What exactly is destiny? I mean, do we really control our own? Because if we do, then how can we be "meant to be" with one person? How do you know that this one person is...your destiny? Does that mean that all your life you were just waiting for them? All the while you were feeling so strongly about other people, were you really just waiting for someone better to walk into your life? - Nov. 28, 2000

i'm not going to lie. the diaries from my junior and senior year are full of a boy. but i have a feeling that's not atypical. it's just so entertaining/embarrassing to see what i put myself through over something so...not real. i wasn't an adult and i thought i was. i wasn't mature and i thought i was. but i think the funniest and scariest thing of all is that the person that 17 year old was isn't as far as the person i am now thought she was. i can still see myself. i still do some of the same things. and now, years later, i can look at what i did and see patterns, see myself and my habits forming. see my defense mechanisms refining and my ideas on life and love taking shape.

it's an educational experience to realize that you've grown up, but not so much that who you are is a stranger to who you were.

i have this favorite line from "jane austen's book club" that i always think about when i think about those years. it's when prudie and her husband are fighting in their hotel room because she thinks he was flirting with her high school nemesis. and she tells him that this woman was terrible to her in high school. and he says that high schools over. and she just looks at him, crying, and says "high schools never over."

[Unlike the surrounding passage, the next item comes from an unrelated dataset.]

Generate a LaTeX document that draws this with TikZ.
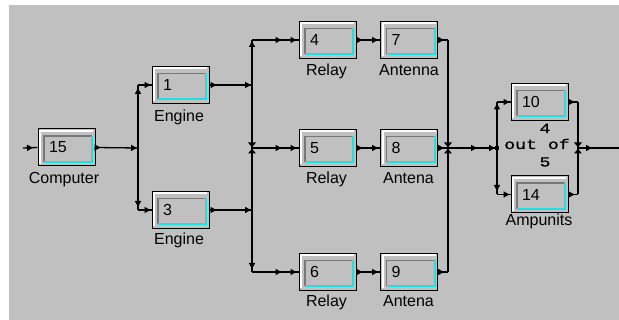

so true in some ways. and i'm so glad it's not true in so many others.


2 comments:

writingtoreachyou.com said...

Ah, I love Washington. I think Seattle definitely has a lonely, individualistic vibe, and I miss it when I'm here in sunny-all-the-time Southern California.

bianca said...

I totally read my old diaries. I kept them from when I was 9-18. It's amazing to see how I changed in that amount of time and how much I've changed since then. But sitting back and reading them is one of my favorite ways to spend an afternoon.